-- Start of DATASET CONTENT --

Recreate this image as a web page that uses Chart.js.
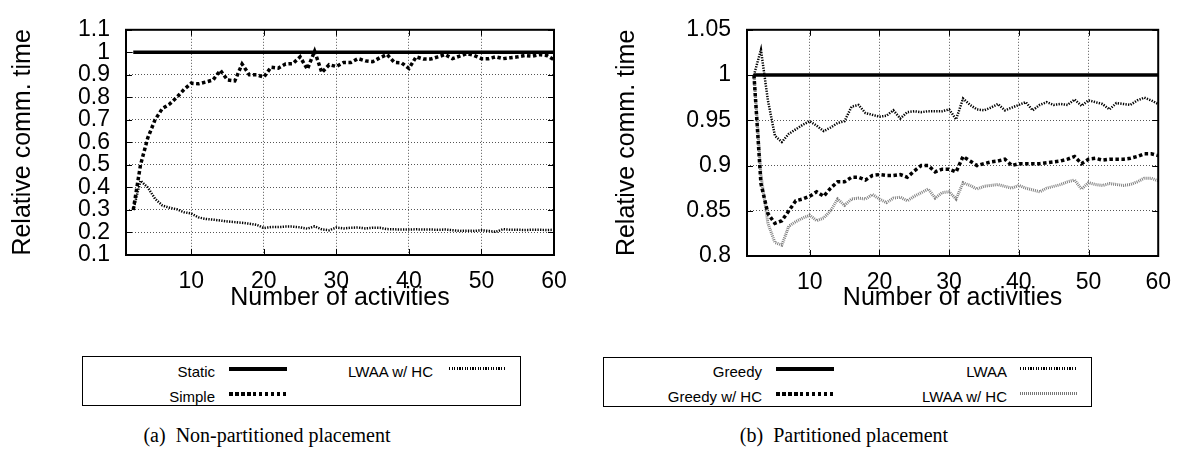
<!DOCTYPE html>
<html>
<head>
<meta charset="utf-8">
<script src="https://cdn.jsdelivr.net/npm/chart.js@4.4.1/dist/chart.umd.min.js"></script>
<style>
  body { margin: 0; width: 1184px; height: 452px; background: #fff; position: relative; overflow: hidden;
         font-family: "Liberation Sans", Arial, sans-serif; }
  canvas { position: absolute; top: 0; }
  #chart-a { left: 0; }
  #chart-b { left: 590px; }
  .legend { position: absolute; border: 1.5px solid #000; box-sizing: border-box; }
  .lg-text { position: absolute; font-size: 15px; line-height: 18px; text-align: right; white-space: nowrap; }
  .lg-line { position: absolute; }
  .caption { position: absolute; top: 424px; font-family: "Liberation Serif", "Times New Roman", serif;
             font-size: 20px; white-space: pre; transform: translateX(-50%); }
</style>
</head>
<body>
<canvas id="chart-a" width="580" height="320"></canvas>
<canvas id="chart-b" width="594" height="320"></canvas>
<div class="legend" style="left:82px;top:356px;width:439px;height:50px"></div>
<div class="legend" style="left:603px;top:357px;width:489px;height:50px"></div>
<div id="legends"></div>
<div class="caption" style="left:267px">(a)  Non-partitioned placement</div>
<div class="caption" style="left:844px">(b)  Partitioned placement</div>

<script>
// number of activities (x)
const activities = [2, 3, 4, 5, 6, 7, 8, 9, 10, 11, 12, 13, 14, 15, 16, 17, 18, 19, 20, 21,
  22, 23, 24, 25, 26, 27, 28, 29, 30, 31, 32, 33, 34, 35, 36, 37, 38, 39, 40, 41,
  42, 43, 44, 45, 46, 47, 48, 49, 50, 51, 52, 53, 54, 55, 56, 57, 58, 59, 60];

// (a) non-partitioned
const staticA = [1, 1, 1, 1, 1, 1, 1, 1, 1, 1, 1, 1, 1, 1, 1, 1, 1, 1, 1, 1,
  1, 1, 1, 1, 1, 1, 1, 1, 1, 1, 1, 1, 1, 1, 1, 1, 1, 1, 1, 1,
  1, 1, 1, 1, 1, 1, 1, 1, 1, 1, 1, 1, 1, 1, 1, 1, 1, 1, 1];
const simpleA = [0.30, 0.50, 0.62, 0.70, 0.75, 0.77, 0.80, 0.835, 0.863, 0.86, 0.868, 0.877, 0.92, 0.877, 0.873, 0.948, 0.90, 0.90, 0.89, 0.934,
  0.93, 0.948, 0.95, 0.98, 0.925, 1.005, 0.91, 0.945, 0.937, 0.955, 0.955, 0.972, 0.962, 0.958, 0.976, 0.99, 0.955, 0.953, 0.928, 0.98,
  0.97, 0.97, 0.98, 0.99, 0.972, 0.983, 0.994, 0.986, 0.972, 0.972, 0.98, 0.972, 0.976, 0.98, 0.986, 0.983, 0.99, 0.986, 0.967];
const lwaaHcA = [0.30, 0.43, 0.40, 0.35, 0.32, 0.31, 0.303, 0.29, 0.284, 0.267, 0.26, 0.257, 0.253, 0.249, 0.246, 0.243, 0.239, 0.234, 0.22, 0.224,
  0.224, 0.226, 0.226, 0.223, 0.217, 0.227, 0.214, 0.21, 0.222, 0.218, 0.221, 0.222, 0.218, 0.221, 0.221, 0.215, 0.214, 0.213, 0.213, 0.214,
  0.213, 0.213, 0.212, 0.213, 0.21, 0.207, 0.208, 0.207, 0.21, 0.207, 0.203, 0.215, 0.212, 0.212, 0.211, 0.212, 0.212, 0.211, 0.212];

// (b) partitioned
const greedyB = [1, 1, 1, 1, 1, 1, 1, 1, 1, 1, 1, 1, 1, 1, 1, 1, 1, 1, 1, 1,
  1, 1, 1, 1, 1, 1, 1, 1, 1, 1, 1, 1, 1, 1, 1, 1, 1, 1, 1, 1,
  1, 1, 1, 1, 1, 1, 1, 1, 1, 1, 1, 1, 1, 1, 1, 1, 1, 1, 1];
const greedyHcB = [1.0, 0.88, 0.847, 0.836, 0.839, 0.85, 0.861, 0.863, 0.866, 0.871, 0.866, 0.875, 0.882, 0.882, 0.887, 0.887, 0.884, 0.889, 0.89, 0.889,
  0.889, 0.89, 0.887, 0.894, 0.9, 0.9, 0.893, 0.896, 0.896, 0.893, 0.91, 0.905, 0.9, 0.902, 0.904, 0.905, 0.907, 0.9, 0.902, 0.902,
  0.902, 0.902, 0.903, 0.904, 0.905, 0.907, 0.91, 0.902, 0.907, 0.908, 0.906, 0.907, 0.907, 0.907, 0.908, 0.91, 0.913, 0.913, 0.911];
const lwaaB = [1.0, 1.028, 0.972, 0.933, 0.926, 0.935, 0.94, 0.945, 0.949, 0.944, 0.938, 0.942, 0.947, 0.949, 0.965, 0.967, 0.958, 0.956, 0.954, 0.955,
  0.961, 0.952, 0.959, 0.96, 0.959, 0.96, 0.96, 0.96, 0.962, 0.951, 0.974, 0.967, 0.962, 0.961, 0.964, 0.968, 0.961, 0.964, 0.967, 0.97,
  0.961, 0.967, 0.97, 0.967, 0.968, 0.967, 0.973, 0.966, 0.972, 0.97, 0.968, 0.962, 0.969, 0.968, 0.967, 0.972, 0.975, 0.972, 0.968];
const lwaaHcB = [1.0, 0.89, 0.836, 0.815, 0.812, 0.833, 0.838, 0.842, 0.845, 0.839, 0.842, 0.85, 0.863, 0.856, 0.863, 0.864, 0.863, 0.868, 0.863, 0.859,
  0.864, 0.865, 0.861, 0.866, 0.87, 0.874, 0.864, 0.87, 0.871, 0.863, 0.881, 0.878, 0.874, 0.877, 0.878, 0.879, 0.877, 0.875, 0.878, 0.875,
  0.873, 0.871, 0.875, 0.877, 0.879, 0.882, 0.884, 0.874, 0.881, 0.879, 0.878, 0.88, 0.879, 0.878, 0.879, 0.882, 0.886, 0.886, 0.883];

// tick labels
const xTicks = [10, 20, 30, 40, 50, 60];
const yTicksA = [0.1, 0.2, 0.3, 0.4, 0.5, 0.6, 0.7, 0.8, 0.9, 1.0, 1.1];
const yTicksB = [0.8, 0.85, 0.9, 0.95, 1.0, 1.05];

const sansFont = '"Liberation Sans", Arial, sans-serif';
Chart.defaults.color = '#000';
Chart.defaults.font.family = sansFont;

// line styles (chart + legend sample)
const styles = {
  solid: { borderColor: '#000', borderWidth: 3.5, borderDash: [],
    css: 'height:4px;background:#000' },
  thick: { borderColor: '#000', borderWidth: 3.5, borderDash: [3.5, 2.5],
    css: 'height:4px;background:repeating-linear-gradient(90deg,#000 0 3.5px,transparent 3.5px 6px)' },
  thin: { borderColor: '#000', borderWidth: 2.5, borderDash: [1.3, 1.3],
    css: 'height:2.5px;background:repeating-linear-gradient(90deg,#000 0 1.3px,transparent 1.3px 2.6px)' },
  grey: { borderColor: '#808080', borderWidth: 3, borderDash: [1, 1],
    css: 'height:3px;background:repeating-linear-gradient(90deg,#777 0 1px,transparent 1px 2px)' }
};

// plot frame with inward tick marks on all four sides
const framePlugin = {
  id: 'frame',
  afterDatasetsDraw(chart) {
    const { ctx, chartArea: a, scales } = chart;
    ctx.save();
    ctx.strokeStyle = '#000';
    ctx.lineWidth = 1;
    ctx.beginPath();
    scales.y.ticks.forEach(t => {
      const y = Math.round(scales.y.getPixelForValue(t.value)) + 0.5;
      ctx.moveTo(a.left, y); ctx.lineTo(a.left + 6, y);
      ctx.moveTo(a.right, y); ctx.lineTo(a.right - 6, y);
    });
    scales.x.ticks.forEach(t => {
      const x = Math.round(scales.x.getPixelForValue(t.value)) + 0.5;
      ctx.moveTo(x, a.bottom); ctx.lineTo(x, a.bottom - 6);
      ctx.moveTo(x, a.top); ctx.lineTo(x, a.top + 6);
    });
    ctx.stroke();
    ctx.lineWidth = 2;
    ctx.strokeRect(a.left, a.top, a.right - a.left, a.bottom - a.top);
    ctx.restore();
  }
};

const series = (label, values, style) => ({
  label,
  data: activities.map((x, i) => ({ x, y: values[i] })),
  borderColor: styles[style].borderColor,
  borderWidth: styles[style].borderWidth,
  borderDash: styles[style].borderDash,
  pointRadius: 0,
  tension: 0,
  fill: false
});

const fmt = v => String(+v.toFixed(2));

const gridOpts = { display: true, drawOnChartArea: true, color: '#555', lineWidth: 1, drawTicks: false };

const makeChart = (id, datasets, yTicks, yMin, yMax, box) => new Chart(document.getElementById(id), {
  type: 'line',
  data: { datasets },
  options: {
    responsive: false,
    animation: false,
    layout: { padding: { top: box.top, right: box.right, bottom: 0, left: 0 } },
    plugins: { legend: { display: false }, tooltip: { enabled: false } },
    scales: {
      x: {
        type: 'linear', min: 1, max: 60,
        afterBuildTicks: s => { s.ticks = xTicks.map(v => ({ value: v })); },
        afterFit: s => { s.height = box.xh; },
        ticks: { font: { size: 23 }, padding: 13, maxRotation: 0, autoSkip: false },
        grid: gridOpts,
        border: { display: false, dash: [1, 2] },
        title: { display: true, text: 'Number of activities', font: { size: 25 }, padding: { bottom: 7 } }
      },
      y: {
        type: 'linear', min: yMin, max: yMax,
        afterBuildTicks: s => { s.ticks = yTicks.map(v => ({ value: v })); },
        afterFit: s => { s.width = box.yw; },
        ticks: { font: { size: 23 }, padding: 16, callback: fmt, autoSkip: false },
        grid: gridOpts,
        border: { display: false, dash: [1, 2] },
        title: { display: true, text: 'Relative comm. time', font: { size: 25 }, padding: { top: box.tp } }
      }
    }
  },
  plugins: [framePlugin]
});

makeChart('chart-a', [
  series('Static', staticA, 'solid'),
  series('Simple', simpleA, 'thick'),
  series('LWAA w/ HC', lwaaHcA, 'thin')
], yTicksA, 0.1, 1.1, { top: 18, right: 26, xh: 65, yw: 126, tp: 8 });

makeChart('chart-b', [
  series('Greedy', greedyB, 'solid'),
  series('Greedy w/ HC', greedyHcB, 'thick'),
  series('LWAA', lwaaB, 'thin'),
  series('LWAA w/ HC', lwaaHcB, 'grey')
], yTicksB, 0.8, 1.05, { top: 19, right: 25, xh: 64, yw: 157, tp: 22 });

// legends below the charts
const legendItems = [
  { label: 'Static', style: 'solid', textRight: 215, x0: 229, x1: 287, row: 0 },
  { label: 'Simple', style: 'thick', textRight: 215, x0: 229, x1: 287, row: 1 },
  { label: 'LWAA w/ HC', style: 'thin', textRight: 433, x0: 449, x1: 506, row: 0 },
  { label: 'Greedy', style: 'solid', textRight: 762, x0: 776, x1: 834, row: 0 },
  { label: 'Greedy w/ HC', style: 'thick', textRight: 762, x0: 776, x1: 834, row: 1 },
  { label: 'LWAA', style: 'thin', textRight: 1007, x0: 1020, x1: 1077, row: 0 },
  { label: 'LWAA w/ HC', style: 'grey', textRight: 1007, x0: 1020, x1: 1077, row: 1 }
];
const rowY = [372, 397];
const holder = document.getElementById('legends');
legendItems.forEach(it => {
  const t = document.createElement('div');
  t.className = 'lg-text';
  t.textContent = it.label;
  t.style.right = (1184 - it.textRight) + 'px';
  t.style.top = (rowY[it.row] - 9) + 'px';
  holder.appendChild(t);
  const l = document.createElement('div');
  l.className = 'lg-line';
  l.style.cssText += styles[it.style].css;
  l.style.left = it.x0 + 'px';
  l.style.width = (it.x1 - it.x0) + 'px';
  l.style.top = (rowY[it.row] - 5) + 'px';
  holder.appendChild(l);
});
</script>
</body>
</html>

-- End of DATASET CONTENT --

- WORK TO DO
Omit the pictures, then repeat exactly each line from the beginning of the listing through the line with "58, 59, 60];".

- EXERCISE OUTPUT
Recreate this image as a web page that uses Chart.js.
<!DOCTYPE html>
<html>
<head>
<meta charset="utf-8">
<script src="https://cdn.jsdelivr.net/npm/chart.js@4.4.1/dist/chart.umd.min.js"></script>
<style>
  body { margin: 0; width: 1184px; height: 452px; background: #fff; position: relative; overflow: hidden;
         font-family: "Liberation Sans", Arial, sans-serif; }
  canvas { position: absolute; top: 0; }
  #chart-a { left: 0; }
  #chart-b { left: 590px; }
  .legend { position: absolute; border: 1.5px solid #000; box-sizing: border-box; }
  .lg-text { position: absolute; font-size: 15px; line-height: 18px; text-align: right; white-space: nowrap; }
  .lg-line { position: absolute; }
  .caption { position: absolute; top: 424px; font-family: "Liberation Serif", "Times New Roman", serif;
             font-size: 20px; white-space: pre; transform: translateX(-50%); }
</style>
</head>
<body>
<canvas id="chart-a" width="580" height="320"></canvas>
<canvas id="chart-b" width="594" height="320"></canvas>
<div class="legend" style="left:82px;top:356px;width:439px;height:50px"></div>
<div class="legend" style="left:603px;top:357px;width:489px;height:50px"></div>
<div id="legends"></div>
<div class="caption" style="left:267px">(a)  Non-partitioned placement</div>
<div class="caption" style="left:844px">(b)  Partitioned placement</div>

<script>
// number of activities (x)
const activities = [2, 3, 4, 5, 6, 7, 8, 9, 10, 11, 12, 13, 14, 15, 16, 17, 18, 19, 20, 21,
  22, 23, 24, 25, 26, 27, 28, 29, 30, 31, 32, 33, 34, 35, 36, 37, 38, 39, 40, 41,
  42, 43, 44, 45, 46, 47, 48, 49, 50, 51, 52, 53, 54, 55, 56, 57, 58, 59, 60];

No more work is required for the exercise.